Public Vehicle Reforms: The public vehicle industry, especially taxicabs, have been hit hard by the COVID-19 pandemic. In order to support the industry, the City will increase vehicle utilization by allowing taxicabs to stay on the road longer – up to fifteen years for fuel efficient or wheelchair accessible vehicles, and up to ten years for all other taxicabs. Additionally, the requirements for individuals to become public chauffeurs will be modernized to reduce barriers to entry.

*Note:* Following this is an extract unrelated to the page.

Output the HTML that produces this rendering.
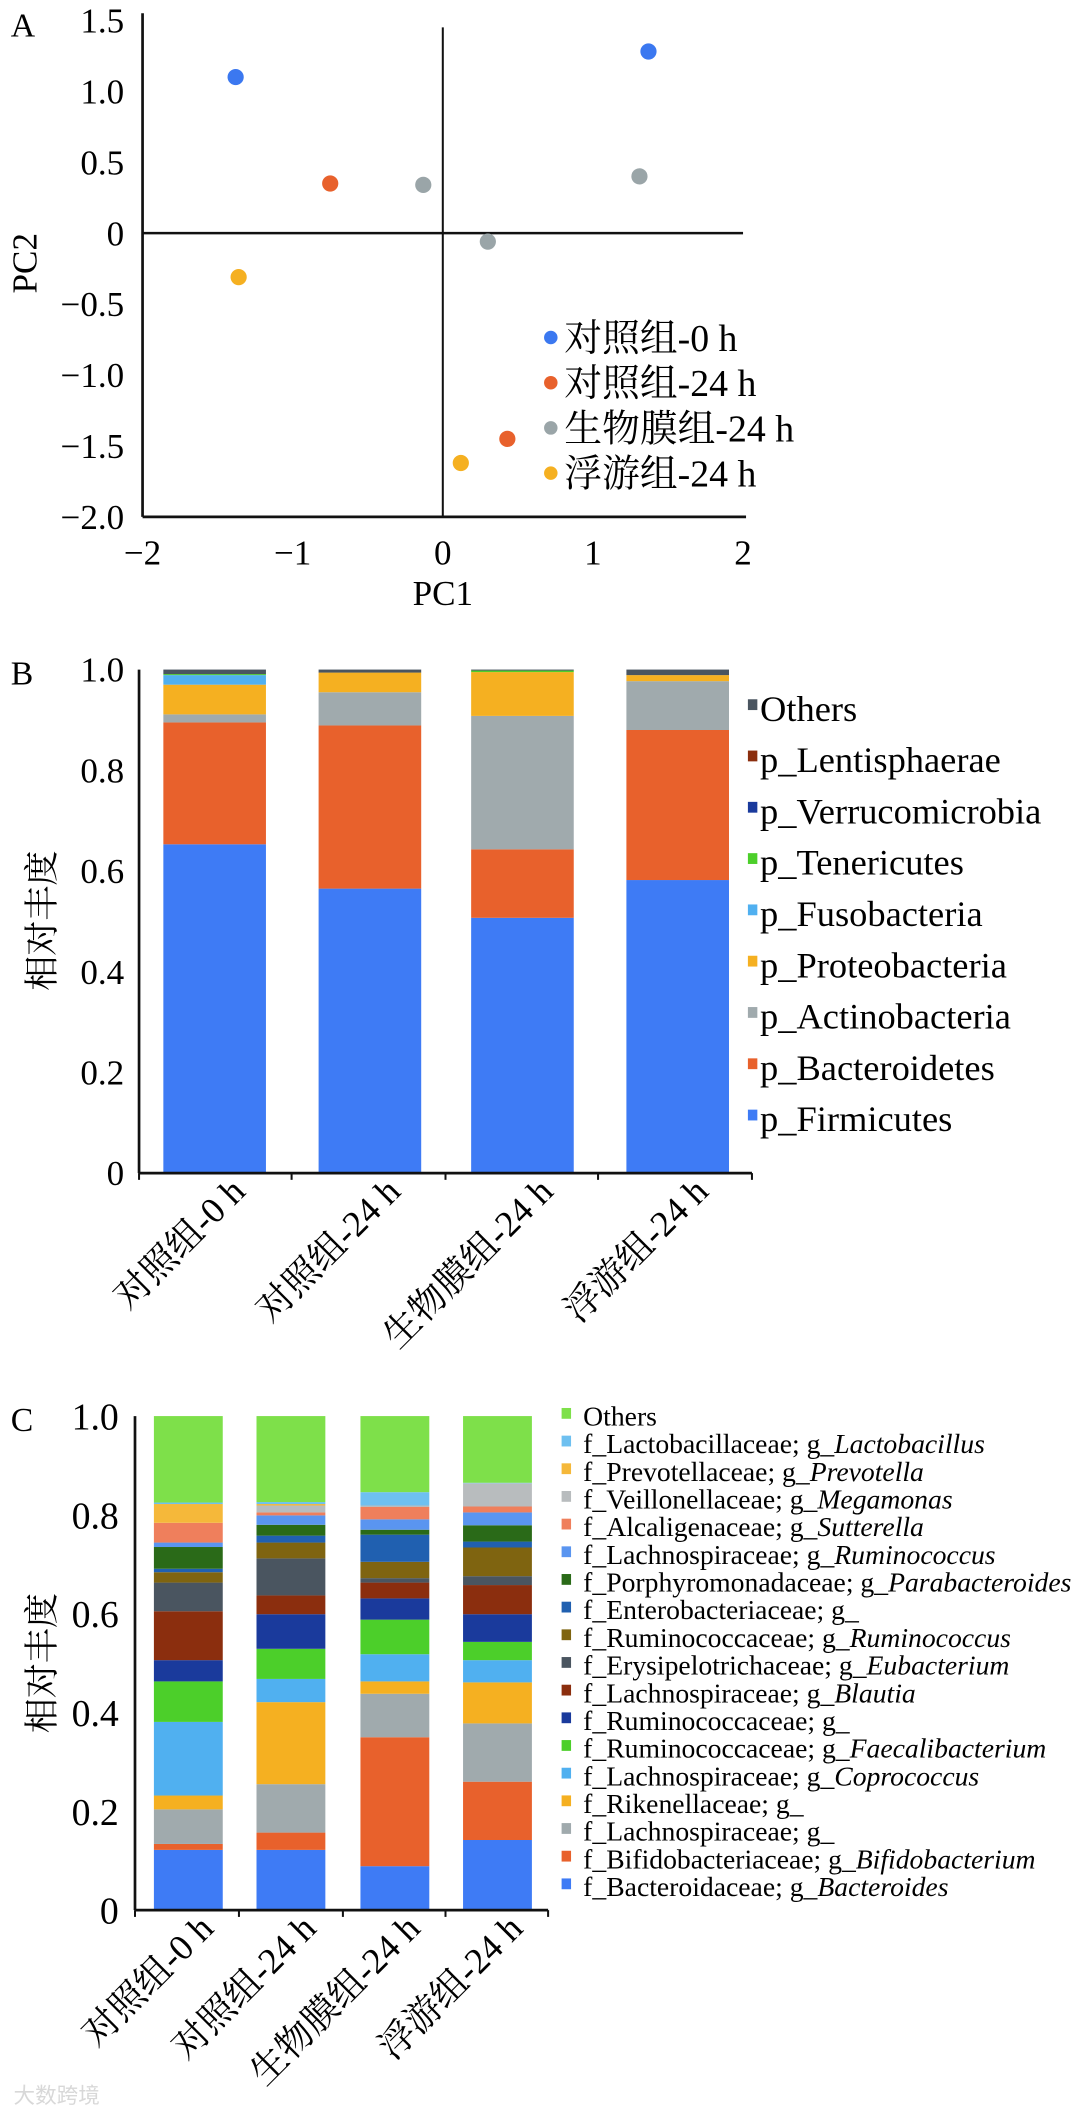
<!DOCTYPE html>
<html><head><meta charset="utf-8"><style>
html,body{margin:0;padding:0;background:#fff;}
svg{display:block;font-family:"Liberation Serif","Noto Serif CJK SC","Noto Sans CJK SC",serif;}
</style></head><body>
<svg id="fig" width="1080" height="2114" viewBox="0 0 800 1566" preserveAspectRatio="none" xmlns="http://www.w3.org/2000/svg"></svg>
<script>
// ===== Panel A data =====
const pcaGroups = ["对照组-0 h","对照组-24 h","生物膜组-24 h","浮游组-24 h"];
const pcaColors = ["#3b78f0","#e8612c","#9aa5a8","#f5b021"];
const pcaGroupIdx = [0,0,1,1,2,2,2,3,3];
const pcaX = [-1.38,1.37,-0.75,0.43,-0.13,1.31,0.30,-1.36,0.12];
const pcaY = [1.10,1.28,0.35,-1.45,0.34,0.40,-0.06,-0.31,-1.62];
const pcaXTicks = [-2,-1,0,1,2];
const pcaYTicks = [1.5,1.0,0.5,0,-0.5,-1.0,-1.5,-2.0];
const pcaYTickLabels = ["1.5","1.0","0.5","0","\u22120.5","\u22121.0","\u22121.5","\u22122.0"];
const pcaXTickLabels = ["\u22122","\u22121","0","1","2"];

// ===== Panel B data =====
const groups = ["对照组-0 h","对照组-24 h","生物膜组-24 h","浮游组-24 h"];
const phylaNames = ["p_Firmicutes","p_Bacteroidetes","p_Actinobacteria","p_Proteobacteria","p_Fusobacteria","p_Tenericutes","p_Verrucomicrobia","p_Lentisphaerae","Others"];
const phylaColors = ["#3e7bf5","#e8612c","#a0aaad","#f5b021","#50b0f0","#4ccf2a","#1a3a9c","#8b2e0e","#4a5560"];
const firmicutes = [0.653,0.565,0.507,0.582];
const bacteroidetes = [0.242,0.324,0.136,0.298];
const actinobacteria = [0.016,0.066,0.265,0.097];
const proteobacteria = [0.059,0.039,0.087,0.012];
const fusobacteria = [0.019,0.000,0.000,0.000];
const tenericutes = [0.002,0.000,0.003,0.000];
const verrucomicrobia = [0.000,0.000,0.000,0.000];
const lentisphaerae = [0.000,0.000,0.000,0.000];
const othersB = [0.009,0.006,0.002,0.011];
const phylaSeries = [firmicutes,bacteroidetes,actinobacteria,proteobacteria,fusobacteria,tenericutes,verrucomicrobia,lentisphaerae,othersB];
const barYTicks = [0,0.2,0.4,0.6,0.8,1.0];
const barYTickLabels = ["0","0.2","0.4","0.6","0.8","1.0"];

// ===== Panel C data =====
const genusNames = [
 ["f_Bacteroidaceae; g_","Bacteroides"],["f_Bifidobacteriaceae; g_","Bifidobacterium"],["f_Lachnospiraceae; g_",""],
 ["f_Rikenellaceae; g_",""],["f_Lachnospiraceae; g_","Coprococcus"],["f_Ruminococcaceae; g_","Faecalibacterium"],
 ["f_Ruminococcaceae; g_",""],["f_Lachnospiraceae; g_","Blautia"],["f_Erysipelotrichaceae; g_","Eubacterium"],
 ["f_Ruminococcaceae; g_","Ruminococcus"],["f_Enterobacteriaceae; g_",""],["f_Porphyromonadaceae; g_","Parabacteroides"],
 ["f_Lachnospiraceae; g_","Ruminococcus"],["f_Alcaligenaceae; g_","Sutterella"],["f_Veillonellaceae; g_","Megamonas"],
 ["f_Prevotellaceae; g_","Prevotella"],["f_Lactobacillaceae; g_","Lactobacillus"],["Others",""]];
const genusColors = ["#3e7bf5","#e8612c","#a0aaad","#f5b021","#50b0f0","#4ccf2a","#1a3a9c","#8b2e0e","#4a5560","#7f6410","#2060b0","#2a6a18","#5a95f0","#ef7f5c","#b8bcbe","#f5b83a","#6ec0f0","#7ee04a"];
const gBacteroides = [0.122,0.122,0.089,0.142];
const gBifido = [0.012,0.035,0.261,0.118];
const gLachno = [0.070,0.098,0.088,0.118];
const gRiken = [0.028,0.166,0.025,0.083];
const gCopro = [0.149,0.047,0.055,0.045];
const gFaecali = [0.082,0.061,0.070,0.037];
const gRuminoG = [0.043,0.070,0.043,0.056];
const gBlautia = [0.099,0.038,0.032,0.059];
const gEubac = [0.058,0.075,0.009,0.018];
const gRuminoR = [0.021,0.032,0.033,0.058];
const gEntero = [0.007,0.014,0.055,0.012];
const gParab = [0.044,0.022,0.010,0.033];
const gLachnoR = [0.009,0.019,0.021,0.026];
const gSutter = [0.040,0.006,0.025,0.012];
const gMega = [0.000,0.014,0.003,0.047];
const gPrevot = [0.038,0.003,0.000,0.000];
const gLacto = [0.003,0.004,0.027,0.001];
const gOthers = [0.175,0.174,0.154,0.135];
const genusSeries = [gBacteroides,gBifido,gLachno,gRiken,gCopro,gFaecali,gRuminoG,gBlautia,gEubac,gRuminoR,gEntero,gParab,gLachnoR,gSutter,gMega,gPrevot,gLacto,gOthers];

const NS = "http://www.w3.org/2000/svg";
const FONT = '"Liberation Serif","Noto Serif CJK SC","Noto Sans CJK SC",serif';
const svg = document.getElementById('fig');
function mk(tag, attrs, parent, text){
  const e = document.createElementNS(NS, tag);
  if (tag === 'text') e.setAttribute('font-family', FONT);
  for (const k in attrs) e.setAttribute(k, attrs[k]);
  if (text !== undefined) e.textContent = text;
  (parent||svg).appendChild(e);
  return e;
}

// ---------- Panel A ----------
const gA = mk('g',{});


const ax = v => 328 + v*111.2;
const ay = v => 172.7 - v*105.1;
let t = mk('text',{x:8,y:27,'font-size':25},gA,'A');
 
let l = mk('line',{x1:ax(-2),y1:ay(1.55),x2:ax(-2),y2:ay(-2),stroke:'#111','stroke-width':2},gA);
 
l = mk('line',{x1:ax(-2),y1:ay(-2),x2:ax(2.02),y2:ay(-2),stroke:'#111','stroke-width':2},gA);
 
l = mk('line',{x1:ax(0),y1:ay(1.45),x2:ax(0),y2:ay(-2),stroke:'#111','stroke-width':1.5},gA);
 
l = mk('line',{x1:ax(-2),y1:ay(0),x2:ax(2),y2:ay(0),stroke:'#111','stroke-width':1.8},gA);
 
pcaYTicks.forEach((v,i)=>{
  const e = mk('text',{x:92,y:ay(v)+9,'font-size':26,'text-anchor':'end'},gA,pcaYTickLabels[i]);
   
});
pcaXTicks.forEach((v,i)=>{
  const e = mk('text',{x:ax(v),y:418,'font-size':26,'text-anchor':'middle'},gA,pcaXTickLabels[i]);
   
});
t = mk('text',{x:ax(0),y:448,'font-size':26,'text-anchor':'middle'},gA,'PC1');
 
t = mk('text',{x:0,y:0,'font-size':26,'text-anchor':'middle',transform:'translate(27,195) rotate(-90)'},gA,'PC2');
 
pcaX.forEach((v,i)=>{
  const c = mk('circle',{cx:ax(v),cy:ay(pcaY[i]),r:6,fill:pcaColors[pcaGroupIdx[i]]},gA);
  
  
});
pcaGroups.forEach((g,i)=>{
  const y = 250 + i*33.5;
  const c = mk('circle',{cx:408,cy:y,r:5,fill:pcaColors[i]},gA);
   
  const e = mk('text',{x:418,y:y+10,'font-size':28},gA,g);
   
});

// ---------- Panel B ----------
const gB = mk('g',{});


const by = v => 869 - v*373;
const barBX = [121,236,349,464];
const bw = 76;
t = mk('text',{x:8,y:507,'font-size':25},gB,'B');
 
groups.forEach((g,i)=>{
  let acc = 0;
  phylaSeries.forEach((s,k)=>{
    const v = s[i];
    if (v>0){
      const r = mk('rect',{x:barBX[i],y:by(acc+v),width:bw,height:v*373,fill:phylaColors[k]},gB);
       
    }
    acc += v;
  });
  const e = mk('text',{x:0,y:0,'font-size':27,'text-anchor':'end',transform:`translate(${barBX[i]+bw/2+24},${884}) rotate(-45)`},gB,g);
   
});
l = mk('line',{x1:103,y1:by(1),x2:103,y2:by(0),stroke:'#111','stroke-width':2},gB);
 
l = mk('line',{x1:103,y1:by(0),x2:557,y2:by(0),stroke:'#111','stroke-width':2},gB);
 
[103,216,330,443,557].forEach(x=>{ const k=mk('line',{x1:x,y1:by(0),x2:x,y2:by(0)+5,stroke:'#111','stroke-width':1.5},gB);
   });
barYTicks.forEach((v,i)=>{
  const e = mk('text',{x:92,y:by(v)+9,'font-size':26,'text-anchor':'end'},gB,barYTickLabels[i]);
   
});
t = mk('text',{x:0,y:0,'font-size':26,'text-anchor':'middle',transform:'translate(40,682) rotate(-90)'},gB,'相对丰度');
 
for (let k=phylaNames.length-1, j=0; k>=0; k--, j++){
  const y = 525 + j*38;
  const r = mk('rect',{x:554,y:y-7,width:7,height:8,fill:phylaColors[k]},gB);
   
  const e = mk('text',{x:563,y:y+9,'font-size':27},gB,phylaNames[k]);
   
}

// ---------- Panel C ----------
const gC = mk('g',{});


const cy = v => 1415 - v*366;
const barCX = [114,190,267,343];
const cw = 51;
t = mk('text',{x:8,y:1060,'font-size':25},gC,'C');
 
groups.forEach((g,i)=>{
  let acc = 0;
  genusSeries.forEach((s,k)=>{
    const v = s[i];
    if (v>0){
      const r = mk('rect',{x:barCX[i],y:cy(acc+v),width:cw,height:v*366,fill:genusColors[k]},gC);
       
    }
    acc += v;
  });
  const e = mk('text',{x:0,y:0,'font-size':27,'text-anchor':'end',transform:`translate(${barCX[i]+cw/2+20},${1430}) rotate(-45)`},gC,g);
   
});
l = mk('line',{x1:100,y1:cy(1),x2:100,y2:cy(0),stroke:'#111','stroke-width':2},gC);
 
l = mk('line',{x1:100,y1:cy(0),x2:406,y2:cy(0),stroke:'#111','stroke-width':2},gC);
 
[100,177,254,330,406].forEach(x=>{ const k=mk('line',{x1:x,y1:cy(0),x2:x,y2:cy(0)+5,stroke:'#111','stroke-width':1.5},gC);
   });
barYTicks.forEach((v,i)=>{
  const e = mk('text',{x:88,y:cy(v)+10,'font-size':28,'text-anchor':'end'},gC,barYTickLabels[i]);
   
});
t = mk('text',{x:0,y:0,'font-size':26,'text-anchor':'middle',transform:'translate(40,1232) rotate(-90)'},gC,'相对丰度');
 
for (let k=genusNames.length-1, j=0; k>=0; k--, j++){
  const y = 1049 + j*20.5;
  const r = mk('rect',{x:416,y:y-6,width:7,height:8,fill:genusColors[k]},gC);
   
  const e = mk('text',{x:432,y:y+7,'font-size':20.5},gC);
   
  mk('tspan',{},e,genusNames[k][0]);
  if (genusNames[k][1]) mk('tspan',{'font-style':'italic'},e,genusNames[k][1]);
}
t = mk('text',{x:10,y:1558,'font-size':16,fill:'#d8d8d8','font-family':'"Noto Sans CJK SC",sans-serif'},svg,'大数跨境');
 
</script>
</body></html>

Charter Bus Reforms: The City will maintain public safety and continue to require charter buses with 15 or more passengers which allow drinking onboard (including BYOB) to secure a separate security guard. Also, trips without any scheduled stops (mobile social clubs) will also need separate security guards. All other charter bus trips with 15 or more passengers will require the driver or someone else on board to be trained in safety protocols to ensure the safety of the passengers. All trips transporting 15 or more passengers must maintain a plan of operation ensuring passenger, driver, and public safety.
New Low-Speed Electric Public Vehicle License: The City will create a new license to promote operation of environmental friendly and sustainable electric public passenger vehicles, three or four wheeled. These vehicles must be powered by an electric motor with a maximum speed of 30 miles per hour may legally transport passengers for hire, with solicitation of rides prohibited. Full licensing details will be available on the BACP website.

Effective January 1, 2022:
Contract Requirement for Domestic Workers: Care workers have been hard-hit by the pandemic and face high rates of exploitation. Beginning in 2022, all domestic workers must be provided with a written contract that sets forth their wage and work schedule to ensure accountability, transparency and predictability. More details will be shared as the effective date approaches.

Effective March 1, 2022:
Legalized Sidewalk Signs: Currently, A-Frame, T-Frame or other temporary self-supporting sidewalk signs are prohibited. Beginning next March, businesses will for the first time be able to receive a low-fee permit allowing them to advertise their business legally with a sidewalk sign. More information will be shared as the effective date approaches.